- What you have to do -
Please copy out exactly, and only, the lines between the line with "Recreate this image" and the line with "var font = 'Liberation", both included. Pictures are to be omitted.

- Dataset excerpts -
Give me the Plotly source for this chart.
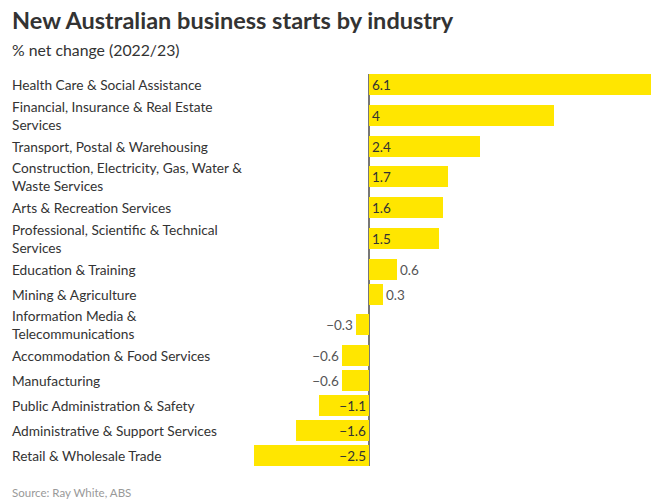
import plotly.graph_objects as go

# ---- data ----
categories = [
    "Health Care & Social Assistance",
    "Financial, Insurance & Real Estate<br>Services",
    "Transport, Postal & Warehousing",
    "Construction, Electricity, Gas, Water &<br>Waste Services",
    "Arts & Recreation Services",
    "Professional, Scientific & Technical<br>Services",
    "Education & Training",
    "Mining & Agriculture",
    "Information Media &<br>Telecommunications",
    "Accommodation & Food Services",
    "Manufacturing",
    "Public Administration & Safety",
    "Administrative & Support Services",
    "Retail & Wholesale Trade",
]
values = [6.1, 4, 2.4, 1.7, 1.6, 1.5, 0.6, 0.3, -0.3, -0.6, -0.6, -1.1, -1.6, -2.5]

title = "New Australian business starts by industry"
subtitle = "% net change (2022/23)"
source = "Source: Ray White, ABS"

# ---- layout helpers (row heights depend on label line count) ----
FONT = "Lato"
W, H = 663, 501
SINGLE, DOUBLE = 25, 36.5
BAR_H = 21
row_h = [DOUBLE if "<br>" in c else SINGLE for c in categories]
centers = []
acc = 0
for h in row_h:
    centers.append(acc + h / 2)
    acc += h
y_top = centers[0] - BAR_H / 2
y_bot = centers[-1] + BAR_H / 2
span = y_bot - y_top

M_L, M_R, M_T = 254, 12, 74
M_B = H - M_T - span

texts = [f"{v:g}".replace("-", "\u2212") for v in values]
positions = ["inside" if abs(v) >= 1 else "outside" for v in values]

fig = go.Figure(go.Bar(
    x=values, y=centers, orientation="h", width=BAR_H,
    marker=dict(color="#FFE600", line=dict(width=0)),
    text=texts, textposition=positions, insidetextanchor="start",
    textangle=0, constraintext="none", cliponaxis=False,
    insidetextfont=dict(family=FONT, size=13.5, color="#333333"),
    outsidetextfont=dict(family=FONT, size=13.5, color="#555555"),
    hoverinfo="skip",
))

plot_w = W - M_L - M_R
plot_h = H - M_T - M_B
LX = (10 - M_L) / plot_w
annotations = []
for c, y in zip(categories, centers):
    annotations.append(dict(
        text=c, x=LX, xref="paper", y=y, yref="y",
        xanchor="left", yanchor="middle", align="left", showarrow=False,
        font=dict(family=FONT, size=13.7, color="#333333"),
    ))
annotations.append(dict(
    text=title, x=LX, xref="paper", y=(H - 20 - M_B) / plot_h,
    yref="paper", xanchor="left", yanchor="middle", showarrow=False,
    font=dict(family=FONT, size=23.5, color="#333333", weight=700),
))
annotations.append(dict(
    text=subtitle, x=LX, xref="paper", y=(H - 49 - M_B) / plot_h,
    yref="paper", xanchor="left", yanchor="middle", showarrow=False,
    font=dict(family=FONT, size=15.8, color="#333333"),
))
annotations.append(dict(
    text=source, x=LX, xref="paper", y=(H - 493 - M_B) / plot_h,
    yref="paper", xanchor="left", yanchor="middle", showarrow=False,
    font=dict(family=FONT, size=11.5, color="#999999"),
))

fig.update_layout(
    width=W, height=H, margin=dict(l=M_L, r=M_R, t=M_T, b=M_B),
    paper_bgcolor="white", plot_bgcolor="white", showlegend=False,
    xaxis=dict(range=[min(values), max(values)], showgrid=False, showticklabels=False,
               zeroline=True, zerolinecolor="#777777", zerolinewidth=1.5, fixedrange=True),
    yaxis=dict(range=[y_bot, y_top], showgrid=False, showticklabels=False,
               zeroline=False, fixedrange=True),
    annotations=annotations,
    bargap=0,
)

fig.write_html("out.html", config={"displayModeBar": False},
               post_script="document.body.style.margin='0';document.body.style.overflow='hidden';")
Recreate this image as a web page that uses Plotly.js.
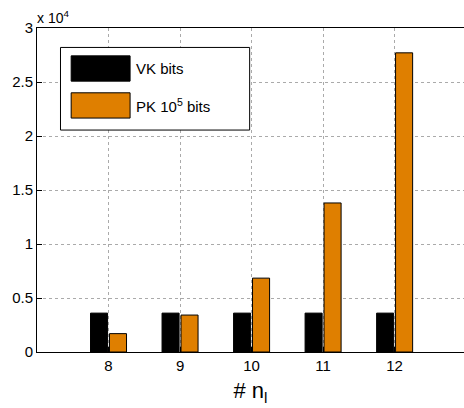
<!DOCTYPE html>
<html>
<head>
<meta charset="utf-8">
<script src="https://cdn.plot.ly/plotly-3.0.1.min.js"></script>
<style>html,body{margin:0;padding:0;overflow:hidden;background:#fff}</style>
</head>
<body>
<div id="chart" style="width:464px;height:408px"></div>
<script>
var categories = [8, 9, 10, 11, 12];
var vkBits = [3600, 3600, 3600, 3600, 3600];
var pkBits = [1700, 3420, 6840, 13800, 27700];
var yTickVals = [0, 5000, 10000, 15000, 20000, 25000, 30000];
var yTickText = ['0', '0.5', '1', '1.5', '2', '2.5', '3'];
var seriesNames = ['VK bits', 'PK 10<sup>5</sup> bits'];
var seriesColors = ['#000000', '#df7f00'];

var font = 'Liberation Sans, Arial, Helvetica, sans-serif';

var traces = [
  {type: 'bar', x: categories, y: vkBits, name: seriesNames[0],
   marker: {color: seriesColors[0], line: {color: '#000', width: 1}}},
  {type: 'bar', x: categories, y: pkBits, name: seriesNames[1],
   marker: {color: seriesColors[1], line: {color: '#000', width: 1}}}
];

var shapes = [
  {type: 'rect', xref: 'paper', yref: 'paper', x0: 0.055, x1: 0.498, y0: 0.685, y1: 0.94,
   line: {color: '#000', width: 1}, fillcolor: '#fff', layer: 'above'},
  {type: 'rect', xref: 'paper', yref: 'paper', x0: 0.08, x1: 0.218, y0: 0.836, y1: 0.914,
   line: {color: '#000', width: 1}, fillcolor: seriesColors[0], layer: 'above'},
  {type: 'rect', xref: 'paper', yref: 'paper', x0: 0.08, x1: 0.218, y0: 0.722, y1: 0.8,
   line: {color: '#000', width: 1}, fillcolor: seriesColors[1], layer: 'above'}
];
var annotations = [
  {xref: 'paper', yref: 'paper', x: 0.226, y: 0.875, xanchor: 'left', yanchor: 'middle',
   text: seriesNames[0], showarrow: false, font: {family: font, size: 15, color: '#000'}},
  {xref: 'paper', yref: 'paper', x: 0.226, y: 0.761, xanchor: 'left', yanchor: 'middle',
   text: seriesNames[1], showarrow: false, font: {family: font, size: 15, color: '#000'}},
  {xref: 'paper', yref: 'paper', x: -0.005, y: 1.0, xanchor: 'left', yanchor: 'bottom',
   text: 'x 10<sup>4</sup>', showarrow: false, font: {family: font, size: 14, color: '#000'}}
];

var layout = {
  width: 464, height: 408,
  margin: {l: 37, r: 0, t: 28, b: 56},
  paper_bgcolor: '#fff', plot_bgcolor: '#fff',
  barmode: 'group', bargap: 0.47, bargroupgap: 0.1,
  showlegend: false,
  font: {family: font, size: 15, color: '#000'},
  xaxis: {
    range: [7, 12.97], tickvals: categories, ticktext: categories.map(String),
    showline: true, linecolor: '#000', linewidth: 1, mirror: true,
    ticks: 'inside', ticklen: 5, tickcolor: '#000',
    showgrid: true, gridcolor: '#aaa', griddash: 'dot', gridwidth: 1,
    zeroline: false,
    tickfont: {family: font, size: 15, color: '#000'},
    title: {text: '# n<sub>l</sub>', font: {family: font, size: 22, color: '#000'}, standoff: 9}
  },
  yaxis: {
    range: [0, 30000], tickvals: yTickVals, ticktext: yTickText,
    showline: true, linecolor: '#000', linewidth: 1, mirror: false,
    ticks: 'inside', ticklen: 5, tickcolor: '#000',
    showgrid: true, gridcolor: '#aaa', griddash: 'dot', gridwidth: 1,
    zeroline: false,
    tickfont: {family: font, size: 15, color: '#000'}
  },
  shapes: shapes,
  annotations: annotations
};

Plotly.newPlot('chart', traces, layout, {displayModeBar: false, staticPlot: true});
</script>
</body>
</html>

- Result of this exercise -
Recreate this image as a web page that uses Plotly.js.
<!DOCTYPE html>
<html>
<head>
<meta charset="utf-8">
<script src="https://cdn.plot.ly/plotly-3.0.1.min.js"></script>
<style>html,body{margin:0;padding:0;overflow:hidden;background:#fff}</style>
</head>
<body>
<div id="chart" style="width:464px;height:408px"></div>
<script>
var categories = [8, 9, 10, 11, 12];
var vkBits = [3600, 3600, 3600, 3600, 3600];
var pkBits = [1700, 3420, 6840, 13800, 27700];
var yTickVals = [0, 5000, 10000, 15000, 20000, 25000, 30000];
var yTickText = ['0', '0.5', '1', '1.5', '2', '2.5', '3'];
var seriesNames = ['VK bits', 'PK 10<sup>5</sup> bits'];
var seriesColors = ['#000000', '#df7f00'];

var font = 'Liberation Sans, Arial, Helvetica, sans-serif';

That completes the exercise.